[start Information supplied]

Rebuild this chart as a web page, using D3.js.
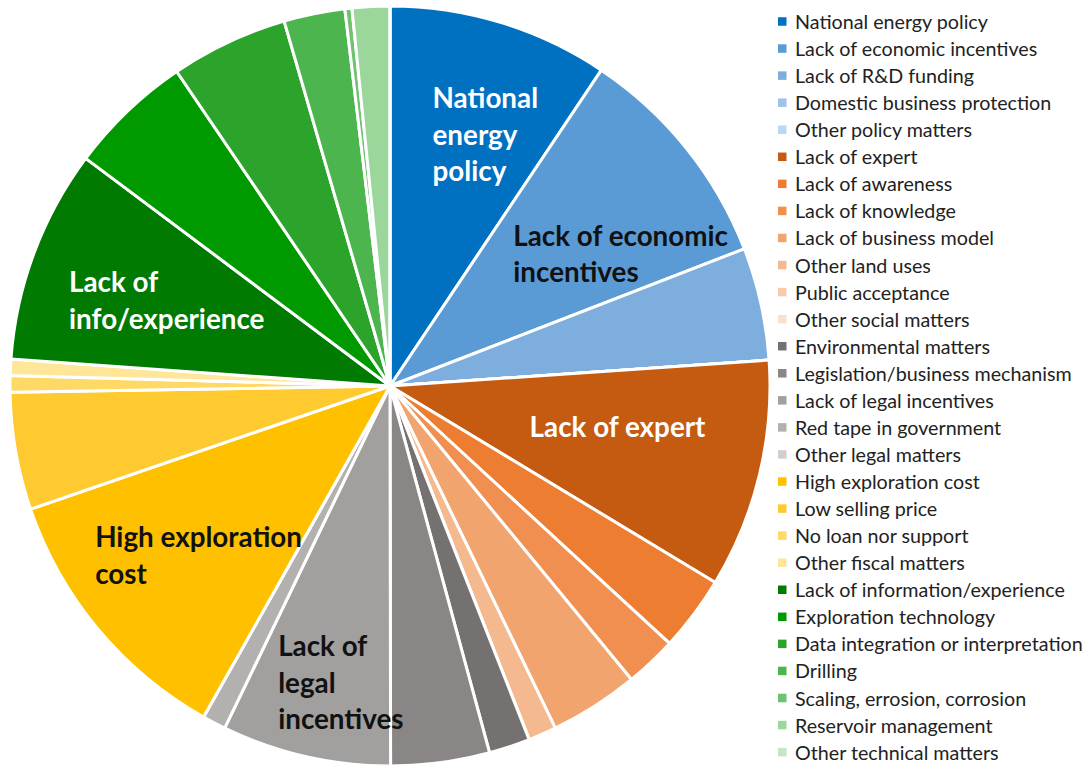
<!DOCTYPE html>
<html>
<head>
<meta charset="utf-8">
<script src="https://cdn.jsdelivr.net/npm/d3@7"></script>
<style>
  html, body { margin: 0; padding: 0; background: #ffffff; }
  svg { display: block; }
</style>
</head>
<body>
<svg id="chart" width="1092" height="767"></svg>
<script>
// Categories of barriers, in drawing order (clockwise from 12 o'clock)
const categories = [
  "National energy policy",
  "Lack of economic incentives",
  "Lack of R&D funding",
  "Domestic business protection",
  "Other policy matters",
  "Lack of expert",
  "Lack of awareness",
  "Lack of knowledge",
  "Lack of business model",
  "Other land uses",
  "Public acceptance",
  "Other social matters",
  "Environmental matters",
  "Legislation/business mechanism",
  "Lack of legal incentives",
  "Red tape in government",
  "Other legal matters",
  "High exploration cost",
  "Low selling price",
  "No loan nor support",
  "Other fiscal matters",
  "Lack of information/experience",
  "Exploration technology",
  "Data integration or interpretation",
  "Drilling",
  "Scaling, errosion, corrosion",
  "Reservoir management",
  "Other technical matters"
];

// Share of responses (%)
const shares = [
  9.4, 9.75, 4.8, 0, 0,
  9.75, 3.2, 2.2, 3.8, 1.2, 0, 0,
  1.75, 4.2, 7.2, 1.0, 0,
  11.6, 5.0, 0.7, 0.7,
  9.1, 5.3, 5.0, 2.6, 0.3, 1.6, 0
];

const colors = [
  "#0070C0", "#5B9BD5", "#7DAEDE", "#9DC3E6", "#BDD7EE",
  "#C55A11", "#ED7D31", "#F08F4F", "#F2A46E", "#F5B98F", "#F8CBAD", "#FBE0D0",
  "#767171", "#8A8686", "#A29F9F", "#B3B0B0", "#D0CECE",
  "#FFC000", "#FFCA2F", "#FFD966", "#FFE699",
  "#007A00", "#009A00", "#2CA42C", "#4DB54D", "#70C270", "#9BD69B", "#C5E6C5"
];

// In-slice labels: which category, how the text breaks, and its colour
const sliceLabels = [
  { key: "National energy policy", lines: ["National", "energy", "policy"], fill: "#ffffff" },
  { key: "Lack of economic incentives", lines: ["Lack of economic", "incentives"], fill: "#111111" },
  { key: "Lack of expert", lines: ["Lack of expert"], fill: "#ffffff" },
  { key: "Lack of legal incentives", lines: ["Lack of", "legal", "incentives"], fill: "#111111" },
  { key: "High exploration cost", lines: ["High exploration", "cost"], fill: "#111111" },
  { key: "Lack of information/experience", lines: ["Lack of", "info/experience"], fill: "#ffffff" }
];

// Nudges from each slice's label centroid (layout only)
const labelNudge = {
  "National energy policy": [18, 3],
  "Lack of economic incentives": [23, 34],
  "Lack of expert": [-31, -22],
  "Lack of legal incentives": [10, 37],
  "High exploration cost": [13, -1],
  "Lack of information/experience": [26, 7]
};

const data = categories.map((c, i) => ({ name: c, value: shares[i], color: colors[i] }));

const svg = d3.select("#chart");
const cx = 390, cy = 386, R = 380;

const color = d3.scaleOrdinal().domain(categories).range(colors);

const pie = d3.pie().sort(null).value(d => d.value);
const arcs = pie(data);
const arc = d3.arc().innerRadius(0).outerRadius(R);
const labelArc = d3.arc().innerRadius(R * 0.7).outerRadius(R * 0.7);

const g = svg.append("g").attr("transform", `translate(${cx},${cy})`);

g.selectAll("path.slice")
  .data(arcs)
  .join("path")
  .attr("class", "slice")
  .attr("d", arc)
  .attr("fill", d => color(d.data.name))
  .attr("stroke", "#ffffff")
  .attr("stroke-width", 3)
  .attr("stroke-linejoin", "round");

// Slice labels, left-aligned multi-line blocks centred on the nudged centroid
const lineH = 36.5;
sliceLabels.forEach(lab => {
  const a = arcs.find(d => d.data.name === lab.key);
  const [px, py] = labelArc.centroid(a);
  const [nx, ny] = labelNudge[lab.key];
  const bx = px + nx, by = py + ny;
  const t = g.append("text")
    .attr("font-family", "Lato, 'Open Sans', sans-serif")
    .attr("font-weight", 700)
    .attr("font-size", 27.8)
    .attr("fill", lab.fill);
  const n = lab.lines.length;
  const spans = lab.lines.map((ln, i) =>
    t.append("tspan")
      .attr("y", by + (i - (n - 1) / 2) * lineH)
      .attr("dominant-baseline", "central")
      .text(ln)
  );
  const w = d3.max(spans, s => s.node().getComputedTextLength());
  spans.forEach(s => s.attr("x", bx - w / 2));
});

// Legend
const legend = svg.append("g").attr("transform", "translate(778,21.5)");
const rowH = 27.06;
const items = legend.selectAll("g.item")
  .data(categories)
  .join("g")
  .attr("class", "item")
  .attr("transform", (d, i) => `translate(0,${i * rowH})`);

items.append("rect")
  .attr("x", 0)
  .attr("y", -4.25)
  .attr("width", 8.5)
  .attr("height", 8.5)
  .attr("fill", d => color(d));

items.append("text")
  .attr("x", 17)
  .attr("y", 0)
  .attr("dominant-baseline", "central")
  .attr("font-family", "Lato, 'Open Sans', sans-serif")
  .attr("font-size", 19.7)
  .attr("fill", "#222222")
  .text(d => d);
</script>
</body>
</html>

[end Information supplied]

## Given task
Copy the material shown above in full and exactly. Skip the pictures.

## Reply to the task
Rebuild this chart as a web page, using D3.js.
<!DOCTYPE html>
<html>
<head>
<meta charset="utf-8">
<script src="https://cdn.jsdelivr.net/npm/d3@7"></script>
<style>
  html, body { margin: 0; padding: 0; background: #ffffff; }
  svg { display: block; }
</style>
</head>
<body>
<svg id="chart" width="1092" height="767"></svg>
<script>
// Categories of barriers, in drawing order (clockwise from 12 o'clock)
const categories = [
  "National energy policy",
  "Lack of economic incentives",
  "Lack of R&D funding",
  "Domestic business protection",
  "Other policy matters",
  "Lack of expert",
  "Lack of awareness",
  "Lack of knowledge",
  "Lack of business model",
  "Other land uses",
  "Public acceptance",
  "Other social matters",
  "Environmental matters",
  "Legislation/business mechanism",
  "Lack of legal incentives",
  "Red tape in government",
  "Other legal matters",
  "High exploration cost",
  "Low selling price",
  "No loan nor support",
  "Other fiscal matters",
  "Lack of information/experience",
  "Exploration technology",
  "Data integration or interpretation",
  "Drilling",
  "Scaling, errosion, corrosion",
  "Reservoir management",
  "Other technical matters"
];

// Share of responses (%)
const shares = [
  9.4, 9.75, 4.8, 0, 0,
  9.75, 3.2, 2.2, 3.8, 1.2, 0, 0,
  1.75, 4.2, 7.2, 1.0, 0,
  11.6, 5.0, 0.7, 0.7,
  9.1, 5.3, 5.0, 2.6, 0.3, 1.6, 0
];

const colors = [
  "#0070C0", "#5B9BD5", "#7DAEDE", "#9DC3E6", "#BDD7EE",
  "#C55A11", "#ED7D31", "#F08F4F", "#F2A46E", "#F5B98F", "#F8CBAD", "#FBE0D0",
  "#767171", "#8A8686", "#A29F9F", "#B3B0B0", "#D0CECE",
  "#FFC000", "#FFCA2F", "#FFD966", "#FFE699",
  "#007A00", "#009A00", "#2CA42C", "#4DB54D", "#70C270", "#9BD69B", "#C5E6C5"
];

// In-slice labels: which category, how the text breaks, and its colour
const sliceLabels = [
  { key: "National energy policy", lines: ["National", "energy", "policy"], fill: "#ffffff" },
  { key: "Lack of economic incentives", lines: ["Lack of economic", "incentives"], fill: "#111111" },
  { key: "Lack of expert", lines: ["Lack of expert"], fill: "#ffffff" },
  { key: "Lack of legal incentives", lines: ["Lack of", "legal", "incentives"], fill: "#111111" },
  { key: "High exploration cost", lines: ["High exploration", "cost"], fill: "#111111" },
  { key: "Lack of information/experience", lines: ["Lack of", "info/experience"], fill: "#ffffff" }
];

// Nudges from each slice's label centroid (layout only)
const labelNudge = {
  "National energy policy": [18, 3],
  "Lack of economic incentives": [23, 34],
  "Lack of expert": [-31, -22],
  "Lack of legal incentives": [10, 37],
  "High exploration cost": [13, -1],
  "Lack of information/experience": [26, 7]
};

const data = categories.map((c, i) => ({ name: c, value: shares[i], color: colors[i] }));

const svg = d3.select("#chart");
const cx = 390, cy = 386, R = 380;

const color = d3.scaleOrdinal().domain(categories).range(colors);

const pie = d3.pie().sort(null).value(d => d.value);
const arcs = pie(data);
const arc = d3.arc().innerRadius(0).outerRadius(R);
const labelArc = d3.arc().innerRadius(R * 0.7).outerRadius(R * 0.7);

const g = svg.append("g").attr("transform", `translate(${cx},${cy})`);

g.selectAll("path.slice")
  .data(arcs)
  .join("path")
  .attr("class", "slice")
  .attr("d", arc)
  .attr("fill", d => color(d.data.name))
  .attr("stroke", "#ffffff")
  .attr("stroke-width", 3)
  .attr("stroke-linejoin", "round");

// Slice labels, left-aligned multi-line blocks centred on the nudged centroid
const lineH = 36.5;
sliceLabels.forEach(lab => {
  const a = arcs.find(d => d.data.name === lab.key);
  const [px, py] = labelArc.centroid(a);
  const [nx, ny] = labelNudge[lab.key];
  const bx = px + nx, by = py + ny;
  const t = g.append("text")
    .attr("font-family", "Lato, 'Open Sans', sans-serif")
    .attr("font-weight", 700)
    .attr("font-size", 27.8)
    .attr("fill", lab.fill);
  const n = lab.lines.length;
  const spans = lab.lines.map((ln, i) =>
    t.append("tspan")
      .attr("y", by + (i - (n - 1) / 2) * lineH)
      .attr("dominant-baseline", "central")
      .text(ln)
  );
  const w = d3.max(spans, s => s.node().getComputedTextLength());
  spans.forEach(s => s.attr("x", bx - w / 2));
});

// Legend
const legend = svg.append("g").attr("transform", "translate(778,21.5)");
const rowH = 27.06;
const items = legend.selectAll("g.item")
  .data(categories)
  .join("g")
  .attr("class", "item")
  .attr("transform", (d, i) => `translate(0,${i * rowH})`);

items.append("rect")
  .attr("x", 0)
  .attr("y", -4.25)
  .attr("width", 8.5)
  .attr("height", 8.5)
  .attr("fill", d => color(d));

items.append("text")
  .attr("x", 17)
  .attr("y", 0)
  .attr("dominant-baseline", "central")
  .attr("font-family", "Lato, 'Open Sans', sans-serif")
  .attr("font-size", 19.7)
  .attr("fill", "#222222")
  .text(d => d);
</script>
</body>
</html>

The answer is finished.